Cet accroc de Friedrich Merz, inédit depuis la Seconde Guerre mondiale, reflète les tensions au sein de la majorité. Plusieurs élus du SPD auraient voté contre Merz ou se seraient abstenus, selon des sources parlementaires citées par Der Spiegel. Le résultat fragilise d’emblée une coalition déjà jugée instable, formée dans un contexte économique difficile. L’Allemagne reste engluée dans une récession prolongée, son industrie souffre de la fin des importations de gaz russe, et les coûts énergétiques pèsent sur la compétitivité du pays.

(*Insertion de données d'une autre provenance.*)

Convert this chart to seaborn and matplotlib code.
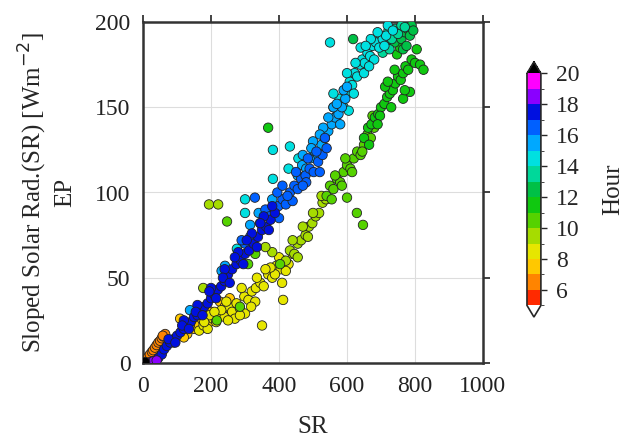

Une coalition sous tension dès les premiers jours

Friedrich Merz, 69 ans, n’en reste pas moins déterminé à imprimer sa marque. Il a promis une « relance à l’allemande » de 500 milliards d’euros, combinant investissements dans les infrastructures et dépenses de défense. Mais ce plan suppose de revenir sur le « frein à l’endettement », inscrit dans la Constitution, un tabou pour une partie de son propre camp. Dans une interview accordée au Frankfurter Allgemeine Zeitung, Merz a affirmé : « Nous ne pouvons pas moderniser ce pays en restant prisonniers de règles budgétaires conçues pour une autre époque. »

Ses déclarations ont fait grincer des dents à Bruxelles, où l’on s’interroge sur la cohérence de la nouvelle direction allemande. Si Merz a réaffirmé son attachement à l’Union européenne, ses positions fermes sur l’immigration suscitent l’inquiétude. « L’Allemagne ne peut pas continuer à accueillir tous ceux qui frappent à nos portes », a lancé Friedrich Merz devant le Bundestag, promettant un durcissement des politiques d’asile. Une ligne qui pourrait heurter certains partenaires européens, notamment la France et l’Espagne, qui militent pour une politique migratoire plus solidaire à l’échelle du continent.

Berlin, maillon faible de l’Union ?

À Bruxelles, plusieurs diplomates ont confié à Politico Europe leur inquiétude face à un gouvernement allemand perçu comme « peu lisible et peu stable », au moment même où l’UE cherche à renforcer sa souveraineté économique et militaire face aux tensions géopolitiques. « L’Allemagne ne peut pas se permettre de trébucher en début de mandat, alors qu’elle est censée guider l’Europe », glisse un haut responsable européen sous couvert d’anonymat.

La fragilité politique de Friedrich Merz pourrait également profiter à l’AfD, devenue première force d’opposition au Bundestag. Une dynamique préoccupante pour les démocraties voisines, à un an des élections européennes. Le chancelier entre donc à la Chancellerie dans un climat de défiance, tant à l’intérieur qu’à l’extérieur des frontières allemandes. Reste à savoir s’il parviendra à rassembler sa coalition autour d’un cap clair, à un moment où l’Europe a plus que jamais besoin d’un leadership stable à Berlin.